▸ Dataset section
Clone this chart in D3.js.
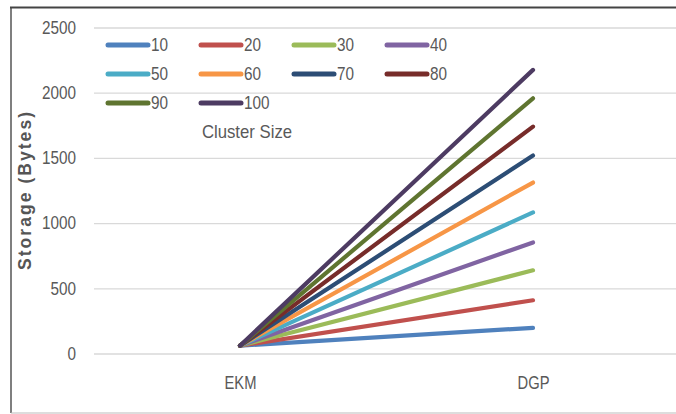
<!DOCTYPE html>
<html>
<head>
<meta charset="utf-8">
<script src="https://cdn.jsdelivr.net/npm/d3@7"></script>
<style>
  html, body { margin: 0; padding: 0; background: #fff; }
  svg { display: block; }
  text { font-family: "Liberation Sans", Arial, sans-serif; }
</style>
</head>
<body>
<svg id="chart" width="676" height="414"></svg>
<script>
// Storage needed per scheme, one series per cluster size
const categories = ["EKM", "DGP"];
const clusterSizes = ["10", "20", "30", "40", "50", "60", "70", "80", "90", "100"];
const ekmStorage = [60, 60, 60, 60, 60, 60, 60, 60, 60, 60];
const dgpStorage = [197, 408, 638, 852, 1082, 1311, 1518, 1740, 1957, 2175];
const seriesColors = ["#4F81BD", "#C0504D", "#9BBB59", "#8064A2", "#4BACC6",
                      "#F79646", "#2C4D75", "#772C2A", "#5F7530", "#4D3B62"];
const yTicks = [0, 500, 1000, 1500, 2000, 2500];

const svg = d3.select("#chart");
const textColor = "#595959";

// squeeze a text horizontally around its anchor point for a condensed look
function condense(sel, k) {
  sel.each(function () {
    const ax = +this.getAttribute("x") || 0;
    d3.select(this).attr("transform", `translate(${ax},0) scale(${k},1) translate(${-ax},0)`);
  });
}

// frame
svg.append("line").attr("x1", 11).attr("x2", 11).attr("y1", 7).attr("y2", 413)
  .attr("stroke", "#555").attr("stroke-width", 1.5);
svg.append("line").attr("x1", 10).attr("x2", 676).attr("y1", 7.5).attr("y2", 7.5)
  .attr("stroke", "#444").attr("stroke-width", 2);
svg.append("line").attr("x1", 11).attr("x2", 676).attr("y1", 413).attr("y2", 413)
  .attr("stroke", "#bbb").attr("stroke-width", 1);

const x = d3.scalePoint().domain(categories).range([240, 533]);
const y = d3.scaleLinear().domain([0, 2500]).range([353.5, 27.5]);

// horizontal gridlines and value labels
const yAxis = d3.axisLeft(y).tickValues(yTicks).tickSize(-(676 - 94)).tickPadding(18)
  .tickFormat(d3.format("d"));
const gy = svg.append("g").attr("transform", "translate(94,0)").call(yAxis);
gy.select(".domain").remove();
gy.selectAll(".tick line").attr("stroke", "#d9d9d9").attr("stroke-width", 1.3);
gy.selectAll(".tick text").attr("fill", textColor).attr("font-size", 18)
  .attr("font-family", "'Liberation Sans', sans-serif").call(condense, 0.85);

// category labels
const xAxis = d3.axisBottom(x).tickSize(0).tickPadding(23);
const gx = svg.append("g").attr("transform", "translate(0,353.5)").call(xAxis);
gx.select(".domain").remove();
gx.selectAll(".tick text").attr("fill", textColor).attr("font-size", 18)
  .attr("font-family", "'Liberation Sans', sans-serif").call(condense, 0.82);

// y axis title
svg.append("text")
  .attr("transform", "translate(31,191) rotate(-90)")
  .attr("text-anchor", "middle")
  .attr("font-size", 17.5).attr("font-weight", "bold").attr("fill", "#555")
  .attr("textLength", 158).attr("lengthAdjust", "spacing")
  .text("Storage (Bytes)");

// series lines
const series = clusterSizes.map((name, i) => ({
  name, color: seriesColors[i],
  values: [{ c: categories[0], v: ekmStorage[i] }, { c: categories[1], v: dgpStorage[i] }]
}));
const line = d3.line().x(d => x(d.c)).y(d => y(d.v));
svg.append("g").selectAll("path").data(series).join("path")
  .attr("d", d => line(d.values))
  .attr("fill", "none")
  .attr("stroke", d => d.color)
  .attr("stroke-width", 4.2)
  .attr("stroke-linecap", "round");

// legend
const legend = svg.append("g");
const item = legend.selectAll("g").data(series).join("g")
  .attr("transform", (d, i) => `translate(${108 + (i % 4) * 93},${45 + Math.floor(i / 4) * 29})`);
item.append("line").attr("x1", 0).attr("x2", 40).attr("y1", 0).attr("y2", 0)
  .attr("stroke", d => d.color).attr("stroke-width", 5).attr("stroke-linecap", "round");
item.append("text").attr("x", 43).attr("y", 0).attr("dy", "0.36em")
  .attr("font-size", 18).attr("fill", textColor).text(d => d.name).call(condense, 0.85);
legend.append("text").attr("x", 247).attr("y", 132).attr("dy", "0.36em")
  .attr("text-anchor", "middle").attr("font-size", 18).attr("fill", textColor)
  .text("Cluster Size").call(condense, 0.93);
</script>
</body>
</html>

▸ To do
Return the material exactly as given, apart from the pictures.

▸ Response to this exercise
Clone this chart in D3.js.
<!DOCTYPE html>
<html>
<head>
<meta charset="utf-8">
<script src="https://cdn.jsdelivr.net/npm/d3@7"></script>
<style>
  html, body { margin: 0; padding: 0; background: #fff; }
  svg { display: block; }
  text { font-family: "Liberation Sans", Arial, sans-serif; }
</style>
</head>
<body>
<svg id="chart" width="676" height="414"></svg>
<script>
// Storage needed per scheme, one series per cluster size
const categories = ["EKM", "DGP"];
const clusterSizes = ["10", "20", "30", "40", "50", "60", "70", "80", "90", "100"];
const ekmStorage = [60, 60, 60, 60, 60, 60, 60, 60, 60, 60];
const dgpStorage = [197, 408, 638, 852, 1082, 1311, 1518, 1740, 1957, 2175];
const seriesColors = ["#4F81BD", "#C0504D", "#9BBB59", "#8064A2", "#4BACC6",
                      "#F79646", "#2C4D75", "#772C2A", "#5F7530", "#4D3B62"];
const yTicks = [0, 500, 1000, 1500, 2000, 2500];

const svg = d3.select("#chart");
const textColor = "#595959";

// squeeze a text horizontally around its anchor point for a condensed look
function condense(sel, k) {
  sel.each(function () {
    const ax = +this.getAttribute("x") || 0;
    d3.select(this).attr("transform", `translate(${ax},0) scale(${k},1) translate(${-ax},0)`);
  });
}

// frame
svg.append("line").attr("x1", 11).attr("x2", 11).attr("y1", 7).attr("y2", 413)
  .attr("stroke", "#555").attr("stroke-width", 1.5);
svg.append("line").attr("x1", 10).attr("x2", 676).attr("y1", 7.5).attr("y2", 7.5)
  .attr("stroke", "#444").attr("stroke-width", 2);
svg.append("line").attr("x1", 11).attr("x2", 676).attr("y1", 413).attr("y2", 413)
  .attr("stroke", "#bbb").attr("stroke-width", 1);

const x = d3.scalePoint().domain(categories).range([240, 533]);
const y = d3.scaleLinear().domain([0, 2500]).range([353.5, 27.5]);

// horizontal gridlines and value labels
const yAxis = d3.axisLeft(y).tickValues(yTicks).tickSize(-(676 - 94)).tickPadding(18)
  .tickFormat(d3.format("d"));
const gy = svg.append("g").attr("transform", "translate(94,0)").call(yAxis);
gy.select(".domain").remove();
gy.selectAll(".tick line").attr("stroke", "#d9d9d9").attr("stroke-width", 1.3);
gy.selectAll(".tick text").attr("fill", textColor).attr("font-size", 18)
  .attr("font-family", "'Liberation Sans', sans-serif").call(condense, 0.85);

// category labels
const xAxis = d3.axisBottom(x).tickSize(0).tickPadding(23);
const gx = svg.append("g").attr("transform", "translate(0,353.5)").call(xAxis);
gx.select(".domain").remove();
gx.selectAll(".tick text").attr("fill", textColor).attr("font-size", 18)
  .attr("font-family", "'Liberation Sans', sans-serif").call(condense, 0.82);

// y axis title
svg.append("text")
  .attr("transform", "translate(31,191) rotate(-90)")
  .attr("text-anchor", "middle")
  .attr("font-size", 17.5).attr("font-weight", "bold").attr("fill", "#555")
  .attr("textLength", 158).attr("lengthAdjust", "spacing")
  .text("Storage (Bytes)");

// series lines
const series = clusterSizes.map((name, i) => ({
  name, color: seriesColors[i],
  values: [{ c: categories[0], v: ekmStorage[i] }, { c: categories[1], v: dgpStorage[i] }]
}));
const line = d3.line().x(d => x(d.c)).y(d => y(d.v));
svg.append("g").selectAll("path").data(series).join("path")
  .attr("d", d => line(d.values))
  .attr("fill", "none")
  .attr("stroke", d => d.color)
  .attr("stroke-width", 4.2)
  .attr("stroke-linecap", "round");

// legend
const legend = svg.append("g");
const item = legend.selectAll("g").data(series).join("g")
  .attr("transform", (d, i) => `translate(${108 + (i % 4) * 93},${45 + Math.floor(i / 4) * 29})`);
item.append("line").attr("x1", 0).attr("x2", 40).attr("y1", 0).attr("y2", 0)
  .attr("stroke", d => d.color).attr("stroke-width", 5).attr("stroke-linecap", "round");
item.append("text").attr("x", 43).attr("y", 0).attr("dy", "0.36em")
  .attr("font-size", 18).attr("fill", textColor).text(d => d.name).call(condense, 0.85);
legend.append("text").attr("x", 247).attr("y", 132).attr("dy", "0.36em")
  .attr("text-anchor", "middle").attr("font-size", 18).attr("fill", textColor)
  .text("Cluster Size").call(condense, 0.93);
</script>
</body>
</html>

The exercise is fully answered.